Required task - Return all of the lines below exactly as they are.
+ + + +
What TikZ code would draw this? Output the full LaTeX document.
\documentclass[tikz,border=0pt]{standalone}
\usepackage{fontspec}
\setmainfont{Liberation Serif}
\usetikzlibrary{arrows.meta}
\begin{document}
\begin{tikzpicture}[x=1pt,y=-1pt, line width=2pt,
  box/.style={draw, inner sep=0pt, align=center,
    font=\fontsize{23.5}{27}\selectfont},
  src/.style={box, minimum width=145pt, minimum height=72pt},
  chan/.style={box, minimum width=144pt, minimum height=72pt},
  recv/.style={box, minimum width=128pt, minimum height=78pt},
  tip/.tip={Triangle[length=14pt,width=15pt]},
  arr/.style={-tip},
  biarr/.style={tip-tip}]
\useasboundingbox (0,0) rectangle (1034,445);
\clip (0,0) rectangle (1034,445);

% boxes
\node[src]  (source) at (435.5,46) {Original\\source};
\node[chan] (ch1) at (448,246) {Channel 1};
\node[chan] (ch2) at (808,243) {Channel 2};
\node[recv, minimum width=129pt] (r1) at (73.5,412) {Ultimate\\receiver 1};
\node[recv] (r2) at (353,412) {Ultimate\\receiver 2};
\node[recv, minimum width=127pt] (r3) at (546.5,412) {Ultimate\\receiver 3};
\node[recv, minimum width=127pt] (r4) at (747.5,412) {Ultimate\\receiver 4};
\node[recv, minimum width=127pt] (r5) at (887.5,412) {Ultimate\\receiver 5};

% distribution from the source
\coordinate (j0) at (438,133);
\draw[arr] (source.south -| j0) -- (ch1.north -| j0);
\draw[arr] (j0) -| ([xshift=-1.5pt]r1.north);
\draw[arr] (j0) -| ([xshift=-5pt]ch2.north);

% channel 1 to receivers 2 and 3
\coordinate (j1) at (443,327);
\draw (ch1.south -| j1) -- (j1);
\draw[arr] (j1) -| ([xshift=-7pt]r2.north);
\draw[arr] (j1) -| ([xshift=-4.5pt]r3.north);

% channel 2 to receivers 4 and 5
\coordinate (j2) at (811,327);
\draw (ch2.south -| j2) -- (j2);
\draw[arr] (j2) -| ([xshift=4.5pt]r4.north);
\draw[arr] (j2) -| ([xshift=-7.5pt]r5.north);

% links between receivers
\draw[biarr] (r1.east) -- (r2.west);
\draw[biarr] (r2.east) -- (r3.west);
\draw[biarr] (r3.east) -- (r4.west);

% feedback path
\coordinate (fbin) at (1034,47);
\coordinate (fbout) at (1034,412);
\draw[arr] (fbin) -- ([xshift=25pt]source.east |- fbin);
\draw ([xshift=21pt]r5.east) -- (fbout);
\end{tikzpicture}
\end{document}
+ + + +
Written response -
What TikZ code would draw this? Output the full LaTeX document.
\documentclass[tikz,border=0pt]{standalone}
\usepackage{fontspec}
\setmainfont{Liberation Serif}
\usetikzlibrary{arrows.meta}
\begin{document}
\begin{tikzpicture}[x=1pt,y=-1pt, line width=2pt,
  box/.style={draw, inner sep=0pt, align=center,
    font=\fontsize{23.5}{27}\selectfont},
  src/.style={box, minimum width=145pt, minimum height=72pt},
  chan/.style={box, minimum width=144pt, minimum height=72pt},
  recv/.style={box, minimum width=128pt, minimum height=78pt},
  tip/.tip={Triangle[length=14pt,width=15pt]},
  arr/.style={-tip},
  biarr/.style={tip-tip}]
\useasboundingbox (0,0) rectangle (1034,445);
\clip (0,0) rectangle (1034,445);

% boxes
\node[src]  (source) at (435.5,46) {Original\\source};
\node[chan] (ch1) at (448,246) {Channel 1};
\node[chan] (ch2) at (808,243) {Channel 2};
\node[recv, minimum width=129pt] (r1) at (73.5,412) {Ultimate\\receiver 1};
\node[recv] (r2) at (353,412) {Ultimate\\receiver 2};
\node[recv, minimum width=127pt] (r3) at (546.5,412) {Ultimate\\receiver 3};
\node[recv, minimum width=127pt] (r4) at (747.5,412) {Ultimate\\receiver 4};
\node[recv, minimum width=127pt] (r5) at (887.5,412) {Ultimate\\receiver 5};

% distribution from the source
\coordinate (j0) at (438,133);
\draw[arr] (source.south -| j0) -- (ch1.north -| j0);
\draw[arr] (j0) -| ([xshift=-1.5pt]r1.north);
\draw[arr] (j0) -| ([xshift=-5pt]ch2.north);

% channel 1 to receivers 2 and 3
\coordinate (j1) at (443,327);
\draw (ch1.south -| j1) -- (j1);
\draw[arr] (j1) -| ([xshift=-7pt]r2.north);
\draw[arr] (j1) -| ([xshift=-4.5pt]r3.north);

% channel 2 to receivers 4 and 5
\coordinate (j2) at (811,327);
\draw (ch2.south -| j2) -- (j2);
\draw[arr] (j2) -| ([xshift=4.5pt]r4.north);
\draw[arr] (j2) -| ([xshift=-7.5pt]r5.north);

% links between receivers
\draw[biarr] (r1.east) -- (r2.west);
\draw[biarr] (r2.east) -- (r3.west);
\draw[biarr] (r3.east) -- (r4.west);

% feedback path
\coordinate (fbin) at (1034,47);
\coordinate (fbout) at (1034,412);
\draw[arr] (fbin) -- ([xshift=25pt]source.east |- fbin);
\draw ([xshift=21pt]r5.east) -- (fbout);
\end{tikzpicture}
\end{document}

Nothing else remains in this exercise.